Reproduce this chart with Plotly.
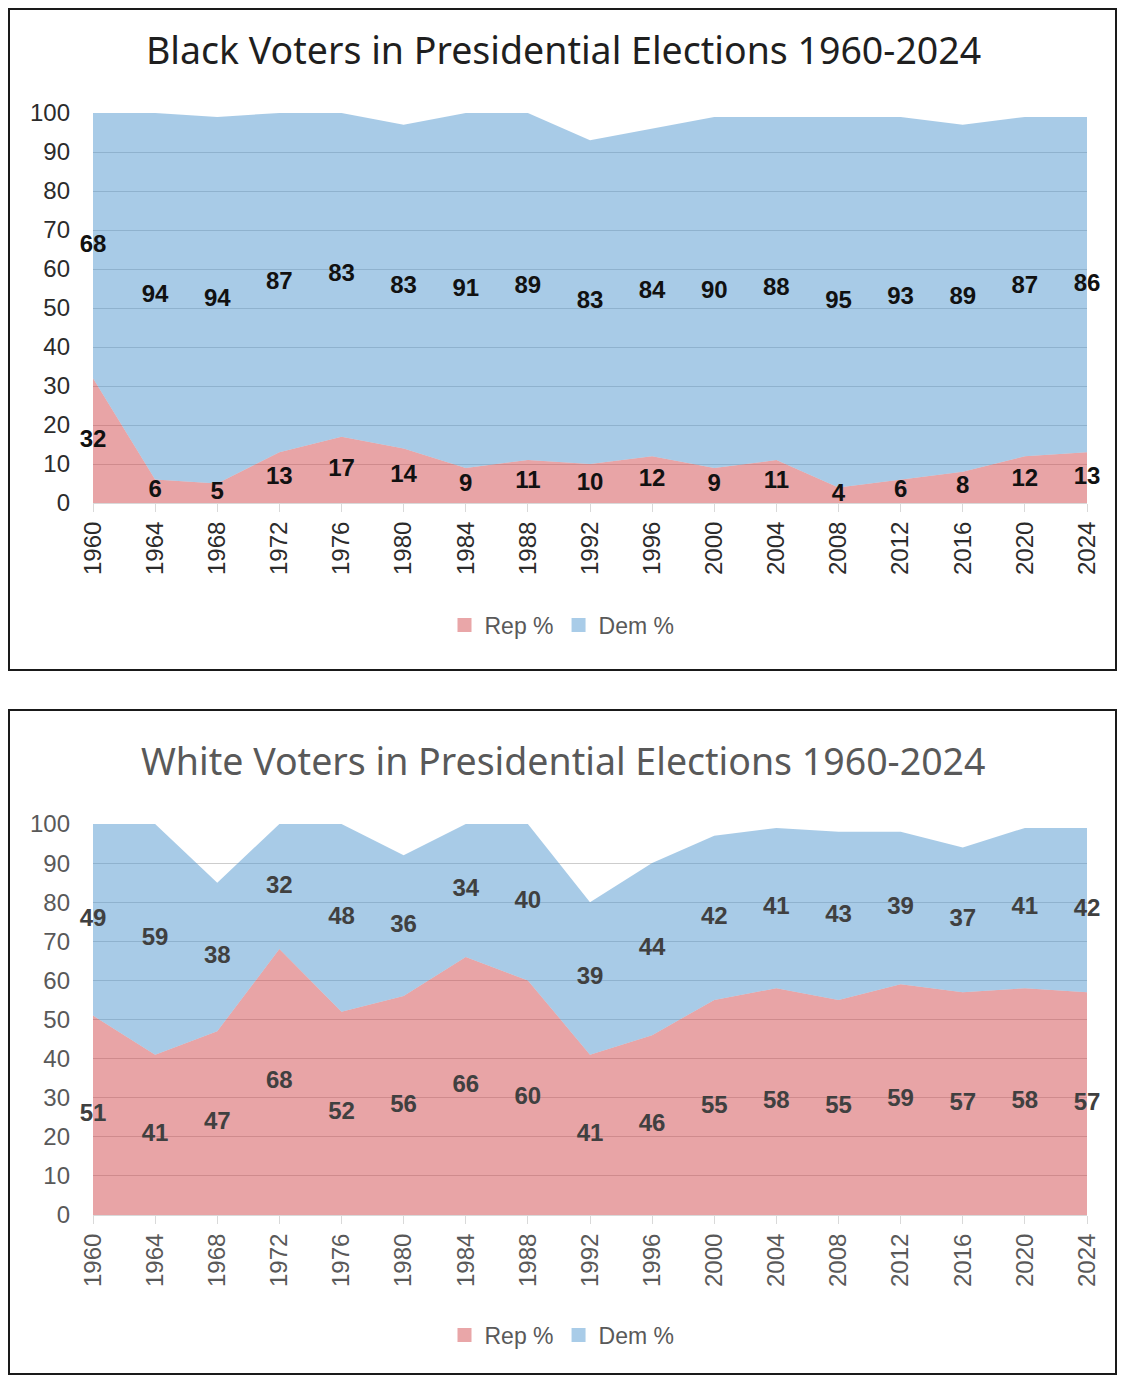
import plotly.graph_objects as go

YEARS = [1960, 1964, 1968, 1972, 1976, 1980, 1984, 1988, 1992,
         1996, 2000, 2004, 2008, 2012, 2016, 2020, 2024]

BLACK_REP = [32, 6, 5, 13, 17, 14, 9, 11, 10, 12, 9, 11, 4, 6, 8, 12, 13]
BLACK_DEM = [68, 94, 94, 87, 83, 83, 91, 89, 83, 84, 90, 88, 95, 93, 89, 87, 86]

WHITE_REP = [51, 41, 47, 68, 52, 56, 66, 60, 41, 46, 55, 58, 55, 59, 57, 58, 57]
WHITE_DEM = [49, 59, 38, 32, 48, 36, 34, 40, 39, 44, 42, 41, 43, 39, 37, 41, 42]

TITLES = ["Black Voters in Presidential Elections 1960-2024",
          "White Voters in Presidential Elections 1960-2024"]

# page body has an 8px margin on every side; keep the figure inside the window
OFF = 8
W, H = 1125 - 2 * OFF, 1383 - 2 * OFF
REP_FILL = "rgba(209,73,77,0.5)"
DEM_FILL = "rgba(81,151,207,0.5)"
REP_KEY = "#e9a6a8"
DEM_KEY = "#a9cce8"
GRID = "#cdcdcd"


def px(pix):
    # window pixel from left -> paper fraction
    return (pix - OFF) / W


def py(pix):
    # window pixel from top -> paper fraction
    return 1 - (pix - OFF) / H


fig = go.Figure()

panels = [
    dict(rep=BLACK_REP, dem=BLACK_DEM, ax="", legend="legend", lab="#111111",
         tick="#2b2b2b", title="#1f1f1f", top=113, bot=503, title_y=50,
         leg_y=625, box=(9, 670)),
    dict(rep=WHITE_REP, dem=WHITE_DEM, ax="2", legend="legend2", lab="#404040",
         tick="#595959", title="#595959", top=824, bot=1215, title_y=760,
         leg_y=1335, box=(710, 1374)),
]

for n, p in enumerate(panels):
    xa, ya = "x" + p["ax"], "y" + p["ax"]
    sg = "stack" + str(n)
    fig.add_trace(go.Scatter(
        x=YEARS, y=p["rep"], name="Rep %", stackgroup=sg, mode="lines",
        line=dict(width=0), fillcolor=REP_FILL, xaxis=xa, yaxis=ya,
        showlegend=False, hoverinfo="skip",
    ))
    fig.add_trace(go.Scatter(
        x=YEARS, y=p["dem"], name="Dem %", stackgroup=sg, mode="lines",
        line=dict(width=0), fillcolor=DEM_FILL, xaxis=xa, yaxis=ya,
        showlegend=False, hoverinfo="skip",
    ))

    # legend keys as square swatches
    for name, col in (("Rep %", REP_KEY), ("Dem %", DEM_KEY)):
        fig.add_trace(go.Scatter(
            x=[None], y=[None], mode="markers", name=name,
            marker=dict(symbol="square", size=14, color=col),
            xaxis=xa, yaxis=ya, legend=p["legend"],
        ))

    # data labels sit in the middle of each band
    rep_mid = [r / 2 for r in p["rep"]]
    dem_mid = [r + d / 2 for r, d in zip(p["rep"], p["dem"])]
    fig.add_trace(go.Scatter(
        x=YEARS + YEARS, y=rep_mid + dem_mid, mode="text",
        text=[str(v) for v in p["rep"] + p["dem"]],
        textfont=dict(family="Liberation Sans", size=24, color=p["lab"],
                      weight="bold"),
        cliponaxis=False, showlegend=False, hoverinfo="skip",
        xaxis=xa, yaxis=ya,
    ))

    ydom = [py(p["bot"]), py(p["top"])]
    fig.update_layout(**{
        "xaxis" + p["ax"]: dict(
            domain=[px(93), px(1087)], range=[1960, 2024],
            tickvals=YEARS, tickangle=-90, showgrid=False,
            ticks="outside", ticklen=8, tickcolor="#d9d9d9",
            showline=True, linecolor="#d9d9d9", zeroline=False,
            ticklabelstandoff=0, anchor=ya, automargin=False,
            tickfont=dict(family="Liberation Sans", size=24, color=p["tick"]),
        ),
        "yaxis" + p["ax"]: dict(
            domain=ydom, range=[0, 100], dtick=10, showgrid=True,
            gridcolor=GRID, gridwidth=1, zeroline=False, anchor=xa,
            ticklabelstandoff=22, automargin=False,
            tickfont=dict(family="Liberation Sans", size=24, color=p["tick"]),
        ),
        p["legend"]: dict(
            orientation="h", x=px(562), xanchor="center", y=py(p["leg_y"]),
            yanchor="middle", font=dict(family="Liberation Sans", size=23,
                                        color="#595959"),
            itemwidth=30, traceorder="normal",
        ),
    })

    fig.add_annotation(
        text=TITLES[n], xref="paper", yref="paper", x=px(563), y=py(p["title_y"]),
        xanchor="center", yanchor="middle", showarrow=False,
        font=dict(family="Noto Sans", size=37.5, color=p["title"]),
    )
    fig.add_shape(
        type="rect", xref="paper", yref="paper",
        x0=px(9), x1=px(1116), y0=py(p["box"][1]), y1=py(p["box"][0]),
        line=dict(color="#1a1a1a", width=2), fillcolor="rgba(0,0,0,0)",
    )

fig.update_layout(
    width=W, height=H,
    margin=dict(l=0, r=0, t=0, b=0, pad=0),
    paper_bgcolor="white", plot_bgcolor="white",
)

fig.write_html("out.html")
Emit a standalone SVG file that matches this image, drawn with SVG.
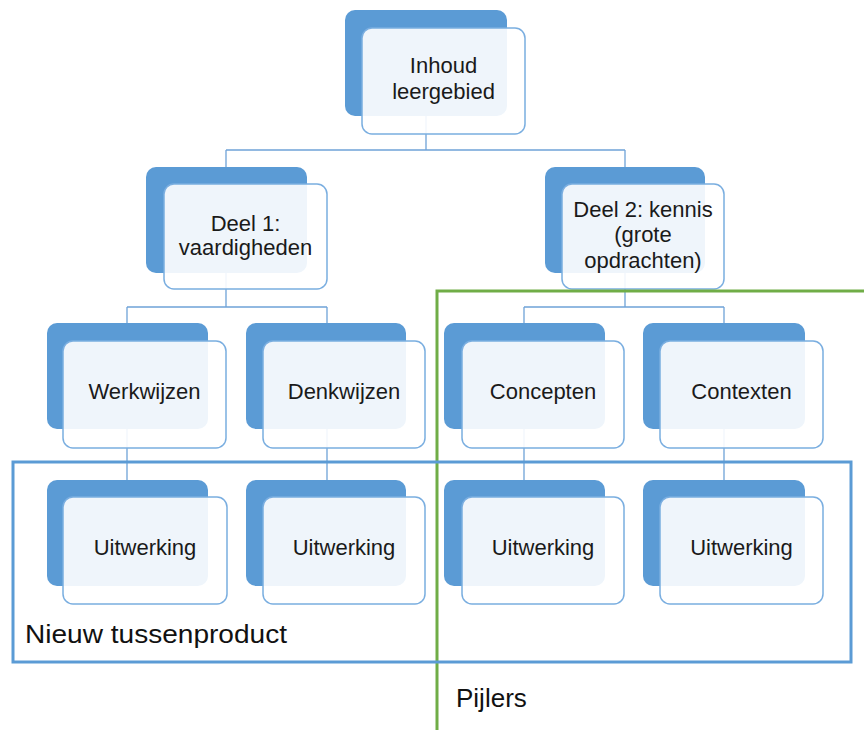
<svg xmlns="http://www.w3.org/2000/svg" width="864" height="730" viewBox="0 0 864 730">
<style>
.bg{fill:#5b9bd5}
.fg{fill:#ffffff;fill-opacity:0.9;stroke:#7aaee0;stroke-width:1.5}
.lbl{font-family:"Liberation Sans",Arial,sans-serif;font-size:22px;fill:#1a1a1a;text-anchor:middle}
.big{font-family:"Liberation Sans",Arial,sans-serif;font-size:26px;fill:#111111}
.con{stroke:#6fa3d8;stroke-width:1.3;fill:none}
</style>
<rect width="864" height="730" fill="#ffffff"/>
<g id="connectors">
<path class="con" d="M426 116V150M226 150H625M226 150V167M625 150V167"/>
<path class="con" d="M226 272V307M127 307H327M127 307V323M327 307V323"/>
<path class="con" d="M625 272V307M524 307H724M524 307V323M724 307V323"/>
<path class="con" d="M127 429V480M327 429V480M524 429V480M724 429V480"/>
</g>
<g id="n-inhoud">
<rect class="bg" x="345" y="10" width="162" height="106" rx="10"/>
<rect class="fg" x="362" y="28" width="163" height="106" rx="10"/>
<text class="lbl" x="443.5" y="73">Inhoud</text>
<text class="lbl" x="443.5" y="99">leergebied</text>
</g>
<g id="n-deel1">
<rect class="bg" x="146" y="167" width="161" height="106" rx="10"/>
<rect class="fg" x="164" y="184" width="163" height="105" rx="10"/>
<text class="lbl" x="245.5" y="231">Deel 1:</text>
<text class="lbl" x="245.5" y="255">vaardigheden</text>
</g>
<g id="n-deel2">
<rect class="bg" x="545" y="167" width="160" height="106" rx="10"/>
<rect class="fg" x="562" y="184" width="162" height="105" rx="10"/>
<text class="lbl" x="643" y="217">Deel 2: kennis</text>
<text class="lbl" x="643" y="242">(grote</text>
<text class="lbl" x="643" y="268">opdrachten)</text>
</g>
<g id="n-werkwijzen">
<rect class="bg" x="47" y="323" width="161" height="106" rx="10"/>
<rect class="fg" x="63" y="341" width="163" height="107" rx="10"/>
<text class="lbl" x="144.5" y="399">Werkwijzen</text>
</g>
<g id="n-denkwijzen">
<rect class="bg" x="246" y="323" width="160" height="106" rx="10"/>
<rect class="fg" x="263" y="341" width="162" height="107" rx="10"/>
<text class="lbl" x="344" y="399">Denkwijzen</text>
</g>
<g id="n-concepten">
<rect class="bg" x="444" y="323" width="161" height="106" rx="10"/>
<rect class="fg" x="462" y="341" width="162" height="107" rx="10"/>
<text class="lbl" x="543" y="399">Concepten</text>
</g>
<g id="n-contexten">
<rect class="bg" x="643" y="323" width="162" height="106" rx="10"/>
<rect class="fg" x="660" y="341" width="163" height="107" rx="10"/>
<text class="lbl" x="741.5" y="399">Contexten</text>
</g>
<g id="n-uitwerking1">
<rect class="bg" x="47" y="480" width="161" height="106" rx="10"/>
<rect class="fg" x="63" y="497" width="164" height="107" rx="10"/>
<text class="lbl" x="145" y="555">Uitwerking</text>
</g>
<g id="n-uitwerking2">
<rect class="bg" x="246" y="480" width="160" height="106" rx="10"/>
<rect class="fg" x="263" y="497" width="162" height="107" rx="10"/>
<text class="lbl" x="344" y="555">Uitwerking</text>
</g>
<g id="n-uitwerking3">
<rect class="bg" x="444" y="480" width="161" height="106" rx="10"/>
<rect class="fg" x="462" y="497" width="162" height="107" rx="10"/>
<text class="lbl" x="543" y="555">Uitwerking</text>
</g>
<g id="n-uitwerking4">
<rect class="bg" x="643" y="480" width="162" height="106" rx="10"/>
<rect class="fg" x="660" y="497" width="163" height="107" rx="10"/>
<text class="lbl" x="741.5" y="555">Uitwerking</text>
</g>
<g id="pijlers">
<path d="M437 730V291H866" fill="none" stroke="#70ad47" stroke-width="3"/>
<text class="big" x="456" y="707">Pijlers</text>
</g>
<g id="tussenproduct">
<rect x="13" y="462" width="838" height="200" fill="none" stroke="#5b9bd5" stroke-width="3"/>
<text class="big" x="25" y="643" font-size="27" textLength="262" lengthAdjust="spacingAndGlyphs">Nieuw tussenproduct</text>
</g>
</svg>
########################################
## What to do
Gather every line from the entries above where the word "with" appears, and copy them.

## Complete answer
Reproduce this chart with Plotly.
Emit a standalone SVG file that matches this image, drawn with SVG.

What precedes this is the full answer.